• [Information shown]
• • •

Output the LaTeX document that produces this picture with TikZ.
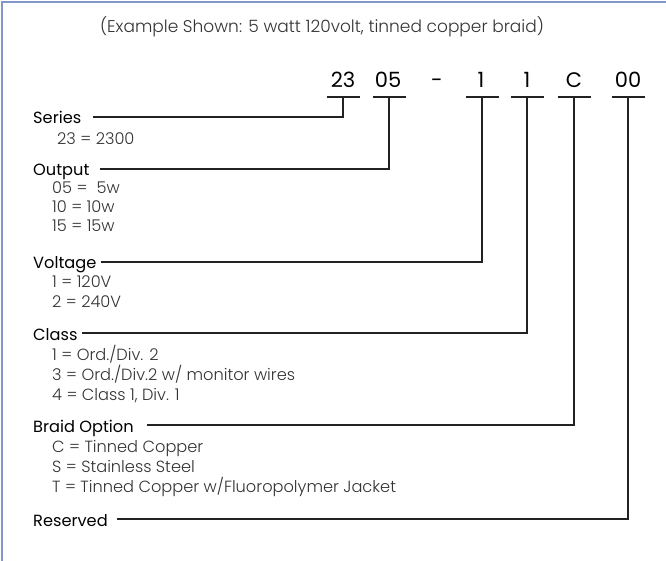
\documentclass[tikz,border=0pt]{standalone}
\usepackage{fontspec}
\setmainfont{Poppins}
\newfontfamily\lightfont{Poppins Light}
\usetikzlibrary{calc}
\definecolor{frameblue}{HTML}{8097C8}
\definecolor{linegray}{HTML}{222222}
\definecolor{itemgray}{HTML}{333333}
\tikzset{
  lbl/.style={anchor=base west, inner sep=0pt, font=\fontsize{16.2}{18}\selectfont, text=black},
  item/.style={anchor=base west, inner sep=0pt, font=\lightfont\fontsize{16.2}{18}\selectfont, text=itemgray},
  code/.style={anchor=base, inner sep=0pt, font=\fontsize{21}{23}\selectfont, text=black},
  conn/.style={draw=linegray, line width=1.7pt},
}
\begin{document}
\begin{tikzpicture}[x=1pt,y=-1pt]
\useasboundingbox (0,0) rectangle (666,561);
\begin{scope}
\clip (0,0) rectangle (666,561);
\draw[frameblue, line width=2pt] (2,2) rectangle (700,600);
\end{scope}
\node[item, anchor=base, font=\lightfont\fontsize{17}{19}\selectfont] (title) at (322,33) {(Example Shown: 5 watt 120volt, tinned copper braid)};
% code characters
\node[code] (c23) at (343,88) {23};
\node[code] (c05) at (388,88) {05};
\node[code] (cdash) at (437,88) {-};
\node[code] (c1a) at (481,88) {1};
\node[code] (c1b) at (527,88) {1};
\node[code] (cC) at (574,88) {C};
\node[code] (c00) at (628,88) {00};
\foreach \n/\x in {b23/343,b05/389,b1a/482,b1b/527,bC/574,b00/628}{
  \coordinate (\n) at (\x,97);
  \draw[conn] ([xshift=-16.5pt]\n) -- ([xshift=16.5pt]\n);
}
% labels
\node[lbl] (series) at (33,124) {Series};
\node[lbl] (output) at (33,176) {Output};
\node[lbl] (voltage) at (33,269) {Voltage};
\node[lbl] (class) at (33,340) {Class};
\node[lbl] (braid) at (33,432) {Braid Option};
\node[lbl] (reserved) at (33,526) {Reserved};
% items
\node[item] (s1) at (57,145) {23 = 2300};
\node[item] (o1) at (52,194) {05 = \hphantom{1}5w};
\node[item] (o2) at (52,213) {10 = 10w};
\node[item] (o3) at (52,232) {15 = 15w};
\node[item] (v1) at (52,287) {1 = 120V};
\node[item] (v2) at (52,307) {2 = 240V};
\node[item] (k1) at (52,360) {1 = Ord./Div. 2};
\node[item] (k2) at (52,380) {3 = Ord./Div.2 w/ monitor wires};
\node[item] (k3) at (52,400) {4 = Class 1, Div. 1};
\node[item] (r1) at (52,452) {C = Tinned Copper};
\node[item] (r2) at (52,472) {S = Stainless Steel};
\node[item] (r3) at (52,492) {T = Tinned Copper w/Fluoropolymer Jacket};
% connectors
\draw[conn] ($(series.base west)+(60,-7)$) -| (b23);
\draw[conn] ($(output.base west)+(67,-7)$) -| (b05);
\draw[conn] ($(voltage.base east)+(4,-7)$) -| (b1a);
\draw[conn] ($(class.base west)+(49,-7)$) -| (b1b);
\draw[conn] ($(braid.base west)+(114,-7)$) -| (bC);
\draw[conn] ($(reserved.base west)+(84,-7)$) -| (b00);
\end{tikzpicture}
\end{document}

• • •

• [Task goal]
Repeat the material above word for word, please, apart from its images.

• [Worked solution]
Output the LaTeX document that produces this picture with TikZ.
\documentclass[tikz,border=0pt]{standalone}
\usepackage{fontspec}
\setmainfont{Poppins}
\newfontfamily\lightfont{Poppins Light}
\usetikzlibrary{calc}
\definecolor{frameblue}{HTML}{8097C8}
\definecolor{linegray}{HTML}{222222}
\definecolor{itemgray}{HTML}{333333}
\tikzset{
  lbl/.style={anchor=base west, inner sep=0pt, font=\fontsize{16.2}{18}\selectfont, text=black},
  item/.style={anchor=base west, inner sep=0pt, font=\lightfont\fontsize{16.2}{18}\selectfont, text=itemgray},
  code/.style={anchor=base, inner sep=0pt, font=\fontsize{21}{23}\selectfont, text=black},
  conn/.style={draw=linegray, line width=1.7pt},
}
\begin{document}
\begin{tikzpicture}[x=1pt,y=-1pt]
\useasboundingbox (0,0) rectangle (666,561);
\begin{scope}
\clip (0,0) rectangle (666,561);
\draw[frameblue, line width=2pt] (2,2) rectangle (700,600);
\end{scope}
\node[item, anchor=base, font=\lightfont\fontsize{17}{19}\selectfont] (title) at (322,33) {(Example Shown: 5 watt 120volt, tinned copper braid)};
% code characters
\node[code] (c23) at (343,88) {23};
\node[code] (c05) at (388,88) {05};
\node[code] (cdash) at (437,88) {-};
\node[code] (c1a) at (481,88) {1};
\node[code] (c1b) at (527,88) {1};
\node[code] (cC) at (574,88) {C};
\node[code] (c00) at (628,88) {00};
\foreach \n/\x in {b23/343,b05/389,b1a/482,b1b/527,bC/574,b00/628}{
  \coordinate (\n) at (\x,97);
  \draw[conn] ([xshift=-16.5pt]\n) -- ([xshift=16.5pt]\n);
}
% labels
\node[lbl] (series) at (33,124) {Series};
\node[lbl] (output) at (33,176) {Output};
\node[lbl] (voltage) at (33,269) {Voltage};
\node[lbl] (class) at (33,340) {Class};
\node[lbl] (braid) at (33,432) {Braid Option};
\node[lbl] (reserved) at (33,526) {Reserved};
% items
\node[item] (s1) at (57,145) {23 = 2300};
\node[item] (o1) at (52,194) {05 = \hphantom{1}5w};
\node[item] (o2) at (52,213) {10 = 10w};
\node[item] (o3) at (52,232) {15 = 15w};
\node[item] (v1) at (52,287) {1 = 120V};
\node[item] (v2) at (52,307) {2 = 240V};
\node[item] (k1) at (52,360) {1 = Ord./Div. 2};
\node[item] (k2) at (52,380) {3 = Ord./Div.2 w/ monitor wires};
\node[item] (k3) at (52,400) {4 = Class 1, Div. 1};
\node[item] (r1) at (52,452) {C = Tinned Copper};
\node[item] (r2) at (52,472) {S = Stainless Steel};
\node[item] (r3) at (52,492) {T = Tinned Copper w/Fluoropolymer Jacket};
% connectors
\draw[conn] ($(series.base west)+(60,-7)$) -| (b23);
\draw[conn] ($(output.base west)+(67,-7)$) -| (b05);
\draw[conn] ($(voltage.base east)+(4,-7)$) -| (b1a);
\draw[conn] ($(class.base west)+(49,-7)$) -| (b1b);
\draw[conn] ($(braid.base west)+(114,-7)$) -| (bC);
\draw[conn] ($(reserved.base west)+(84,-7)$) -| (b00);
\end{tikzpicture}
\end{document}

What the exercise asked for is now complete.